Today is what is known in the retail world as Cyber Monday, where shoppers flock to the Internet to score deals that aren't offered in store. Here are a few ways to survive the day with your credit and identity in tact. 

We are inundated with ads every day, especially at this time of the year. There are a lot of great deals out there, but there are also thieves lurking, especially in cyber space, so when you're shopping online, shop from trustworthy sites. If you aren't sure, check on; the website for the Better Business Bureau. They have ratings and real customer reviews, so if it's a junk website or they're selling junk products, you'll know before you buy. You can also look for the BBB seal on websites and you should click to see if they're real.

Not all websites have the same privacy policy. Take the time to read over the privacy policy for the one you're shopping on and make sure you understand the policy. If you just click that you agree and something happens, it's going to be on you. Sometimes they say that they sell personal information or reserve the right to share things or use your information in ways you're not comfortable with. If you look for a privacy policy and don't find one, that should be a huge red flag.

You've heard the phrase, "If it sounds too good to be true, it probably is." This holds true for Cyber Monday. There are some crazy deals to be had, but if it seems too ridiculous, it probably is. Don't be afraid to walk away; or click away in this case. This is especially true if the "deal" comes in an unsolicited email. Scammers will offer incredibly low prices on hard to get items to hook you in. Go with your instincts and take a pass. It may be cheap now, but the BBB says it could "cost you dearly" in the end.

Make sure you're entering your credit card number, name and address on a secure website.
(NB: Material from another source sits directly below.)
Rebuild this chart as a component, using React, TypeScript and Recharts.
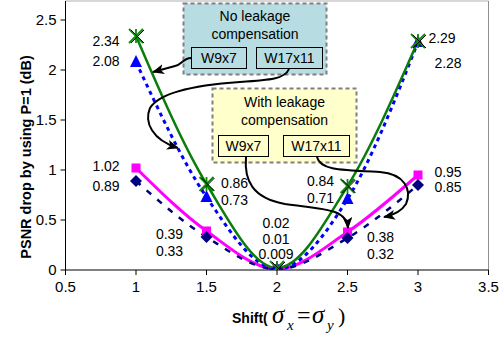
import React from 'react';
import { LineChart, Line, XAxis, YAxis, ReferenceLine } from 'recharts';

const shifts = [1, 1.5, 2, 2.5, 3];
const noLeakW17x11 = [2.34, 0.86, 0.02, 0.84, 2.29];
const noLeakW9x7 = [2.08, 0.73, 0.01, 0.71, 2.28];
const leakW17x11 = [1.02, 0.39, 0.01, 0.38, 0.95];
const leakW9x7 = [0.89, 0.33, 0.009, 0.32, 0.85];
const xTicks = [0.5, 1, 1.5, 2, 2.5, 3, 3.5];
const yTicks = [0, 0.5, 1, 1.5, 2, 2.5];
const yMax = 2.69;

// label placement offsets (dx, dy) relative to each point; null = no label
const offNoLeakW17: (number[] | null)[] = [[-30, 5], [28, -1], [-1, -45], [-27, -5], [24, -3]];
const offNoLeakW9: (number[] | null)[] = [[-30, -1], [28, 3], [-1, -30.5], [-27, -1], [30, 21]];
const offLeakW17: (number[] | null)[] = [[-30, -2], [-37, 3], null, [33, 5], [30, -3]];
const offLeakW9: (number[] | null)[] = [[-30, 5], [-37, 14], [-1, -15], [33, 16], [30, 2]];

const data = shifts.map((x, i) => ({
  x,
  g: noLeakW17x11[i],
  b: noLeakW9x7[i],
  m: leakW17x11[i],
  n: leakW9x7[i],
}));

const FONT = '"Liberation Sans", Arial, sans-serif';
const SERIF = '"Liberation Serif", "Times New Roman", serif';

const makeLabel = (offs: (number[] | null)[]) => (props: any) => {
  const { x, y, index, value } = props;
  const o = offs[index];
  if (!o || x == null || y == null) return <g key={`l${index}`} />;
  return (
    <text key={`l${index}`} x={x + o[0]} y={y + o[1]} textAnchor="middle" dominantBaseline="central"
      fontSize={14} fontFamily={FONT} fill="#000">{String(value)}</text>
  );
};

const StarDot = (props: any) => {
  const { cx, cy, index } = props;
  const r = 7;
  return (
    <g key={`s${index}`}>
      <path d={`M${cx - r},${cy - r}L${cx + r},${cy + r}M${cx - r},${cy + r}L${cx + r},${cy - r}M${cx},${cy - r}L${cx},${cy + r}`}
        stroke="#0b8a0b" strokeWidth={1.8} />
      <path d={`M${cx - r + 2},${cy - r + 1}L${cx + r + 1},${cy + r}M${cx - r + 2},${cy + r}L${cx + r + 1},${cy - r + 1}`}
        stroke="#000" strokeWidth={1} />
    </g>
  );
};
const TriDot = (props: any) => {
  const { cx, cy, index } = props;
  return <path key={`t${index}`} d={`M${cx},${cy - 7}L${cx + 6},${cy + 5}L${cx - 6},${cy + 5}Z`} fill="#0000ff" />;
};
const SqDot = (props: any) => {
  const { cx, cy, index } = props;
  return <rect key={`q${index}`} x={cx - 4.5} y={cy - 4.5} width={9} height={9} fill="#ff00ff" />;
};
const DiaDot = (props: any) => {
  const { cx, cy, index } = props;
  return <path key={`d${index}`} d={`M${cx},${cy - 6}L${cx + 6},${cy}L${cx},${cy + 6}L${cx - 6},${cy}Z`} fill="#000080" />;
};

const tickStyle = { fontSize: 15, fontFamily: FONT, fill: '#000' };

export default function App() {
  return (
    <div style={{ position: 'absolute', left: 0, top: 0, width: 504, height: 337, background: '#fff' }}>
      <LineChart width={504} height={337} data={data} margin={{ top: 1, right: 15.5, left: 0, bottom: 0 }}>
        <XAxis dataKey="x" type="number" domain={[0.5, 3.5]} ticks={xTicks} height={67}
          tick={tickStyle} tickSize={5} tickMargin={6} axisLine={{ stroke: '#000' }} tickLine={{ stroke: '#000' }} />
        <YAxis type="number" domain={[0, yMax]} ticks={yTicks} width={65.5} allowDataOverflow
          tick={tickStyle} tickSize={5} tickMargin={4} axisLine={{ stroke: '#000' }} tickLine={{ stroke: '#000' }} />
        <ReferenceLine y={yMax} stroke="#b0b0b0" />
        <ReferenceLine x={3.5} stroke="#909090" />
        <Line dataKey="m" type="monotone" stroke="#ff00ff" strokeWidth={3} dot={SqDot} label={makeLabel(offLeakW17)} isAnimationActive={false} />
        <Line dataKey="n" type="monotone" stroke="#000080" strokeWidth={2.5} strokeDasharray="6 8" dot={DiaDot} label={makeLabel(offLeakW9)} isAnimationActive={false} />
        <Line dataKey="b" type="monotone" stroke="#0000ff" strokeWidth={3} strokeDasharray="4 4" dot={TriDot} label={makeLabel(offNoLeakW9)} isAnimationActive={false} />
        <Line dataKey="g" type="monotone" stroke="#0b7d0b" strokeWidth={2.5} dot={StarDot} label={makeLabel(offNoLeakW17)} isAnimationActive={false} />
      </LineChart>
      <svg width={504} height={337} style={{ position: 'absolute', left: 0, top: 0, pointerEvents: 'none' }}>
        <defs>
          <marker id="ah" markerUnits="userSpaceOnUse" markerWidth={12} markerHeight={10} refX={11} refY={5} orient="auto">
            <path d="M0,0 L12,5 L0,10 L3,5 Z" fill="#000" />
          </marker>
        </defs>
        {/* y axis label */}
        <text transform="translate(31,157) rotate(-90)" textAnchor="middle" fontSize={14.5} fontWeight="bold" fontFamily={FONT} fill="#000">
          PSNR drop by using P=1 (dB)
        </text>
        {/* x axis label */}
        <text x={232} y={323} fontSize={14} fontWeight="bold" fontFamily={FONT} fill="#000">Shift(</text>
        <text x={272} y={323} fontSize={25} fontStyle="italic" fontFamily={SERIF} fill="#000">σ</text>
        <text x={287} y={330} fontSize={15} fontStyle="italic" fontFamily={SERIF} fill="#000">x</text>
        <text x={297} y={323} fontSize={24} fontFamily={SERIF} fill="#000">=</text>
        <text x={312} y={323} fontSize={25} fontStyle="italic" fontFamily={SERIF} fill="#000">σ</text>
        <text x={327} y={330} fontSize={15} fontStyle="italic" fontFamily={SERIF} fill="#000">y</text>
        <text x={338} y={323} fontSize={22} fontFamily={SERIF} fill="#000">)</text>

        {/* No leakage box */}
        <rect x={183.5} y={3.5} width={143} height={71} fill="#b7dde2" stroke="#808080" strokeWidth={2} strokeDasharray="4 3" />
        <text x={255} y={21} textAnchor="middle" fontSize={14} fontFamily={FONT} fill="#000">No leakage</text>
        <text x={255} y={39} textAnchor="middle" fontSize={14} fontFamily={FONT} fill="#000">compensation</text>
        <rect x={191.5} y={47.5} width={55} height={21} fill="#b7dde2" stroke="#000" strokeWidth={1} />
        <text x={219} y={63} textAnchor="middle" fontSize={14} fontFamily={FONT} fill="#000">W9x7</text>
        <rect x={256.5} y={47.5} width={66} height={21} fill="#b7dde2" stroke="#000" strokeWidth={1} />
        <text x={289.5} y={63} textAnchor="middle" fontSize={14} fontFamily={FONT} fill="#000">W17x11</text>

        {/* With leakage box */}
        <rect x={212.5} y={88.5} width={144} height={74} fill="#ffffcc" stroke="#808080" strokeWidth={2} strokeDasharray="4 3" />
        <text x={284.5} y={107} textAnchor="middle" fontSize={14} fontFamily={FONT} fill="#000">With leakage</text>
        <text x={284.5} y={125} textAnchor="middle" fontSize={14} fontFamily={FONT} fill="#000">compensation</text>
        <rect x={218.5} y={135.5} width={50} height={21} fill="#ffffcc" stroke="#000" strokeWidth={1} />
        <text x={243.5} y={151} textAnchor="middle" fontSize={14} fontFamily={FONT} fill="#000">W9x7</text>
        <rect x={283.5} y={135.5} width={66} height={21} fill="#ffffcc" stroke="#000" strokeWidth={1} />
        <text x={316.5} y={151} textAnchor="middle" fontSize={14} fontFamily={FONT} fill="#000">W17x11</text>

        {/* arrows */}
        <path d="M191 58 C 183 58, 182 65, 175 66 L 153 72" fill="none" stroke="#000" strokeWidth={2} markerEnd="url(#ah)" />
        <path d="M289 69 C 285 79, 270 80, 240 82 C 195 85, 160 92, 150 108 C 144 122, 152 140, 178 148" fill="none" stroke="#000" strokeWidth={2} markerEnd="url(#ah)" />
        <path d="M246 157 C 244 180, 252 198, 285 204 C 320 209, 347 208, 348 228" fill="none" stroke="#000" strokeWidth={2} markerEnd="url(#ah)" />
        <path d="M317 157 C 320 170, 340 170, 380 172 C 405 174, 412 190, 406 204 C 401 212, 394 215, 384 217" fill="none" stroke="#000" strokeWidth={2} markerEnd="url(#ah)" />
      </svg>
    </div>
  );
}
The way to know is to look in your browser bar, and look for "s" after the "http" before the website address. The BBB says another way to check is to look for the padlock symbol on the page where you're paying. The website should also have "Verisign" or "CyberTrust" at the bottom. If it doesn't, don't enter your information.

When you're paying, most sites require that you use a credit card, and the BBB says that's actually the best way to do it, but don't use a debit card that's connected to your bank account, just in case. Under Federal law, if you order something and don't get it, you have a right to dispute it and you have hard proof. And, if someone uses your credit card information to make fraudulent purchases, you have the right to dispute the charges and not be on the hook, due to what the BBB says is the "zero liabilities" policy that many card issuers have.

When you make a purchase, keep a record. Reputable companies will show your order confirmation, give you a confirmation number and send you a confirmation email. When you get the order confirmation, the number and the confirmation email, the BBB urges you to print everything out; including further communication from the company you're ordering from.

When you're shopping online, it's also important to make sure you're in the right frame of mind. A new study done by Psychological Science says that when we're sad, we have a tendency to make reckless, impulsive and irresponsible financial choices.  Remember those shoes you bought after the breakup? Yeah. Don't do that.